A sale leaseback agreement allows your business to make use of the value of pre-existing equipment. Your business already has assets tied up in the equipment it owns, and a sale leaseback financing agreement allows you to sell this equipment to a lender for the fair market value of the original purchase amount.
This is a perfect leasing agreement for businesses looking to free up capital for other goals, and you keep the equipment on site by leasing it back from the lender. Key features of sale leaseback deals include flexibility in lease terms and alleviation of financial stress by freeing tied-up capital.
Fair Market Value Lease
FMV leases are viable options for businesses that prefer to keep monthly payments as low as possible while at the same time, using the latest in new technology. In fact, it’s become one of the most popular leasing deals for businesses because of the flexibility it can offer.

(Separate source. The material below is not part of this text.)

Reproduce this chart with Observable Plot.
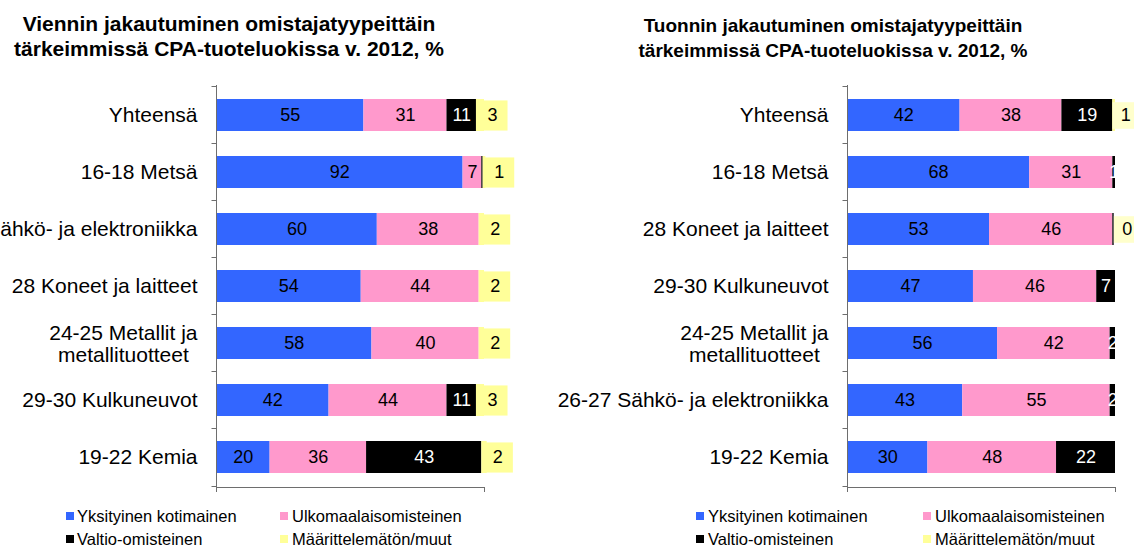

FMV equipment lease deals allow your business to defer a fraction of the equipment purchasing price tag until the end of the lease term – at this point you can decide whether or not to purchase the equipment at its fair market value, return the equipment to the lender, or continue leasing on a month-to-month basis. This is a good choice of lease agreement for companies that deal with equipment which operates with rapidly updating technology. When the equipment loses value while in operation, the decision to sell or buy at fair market value – when the time comes – is made easier.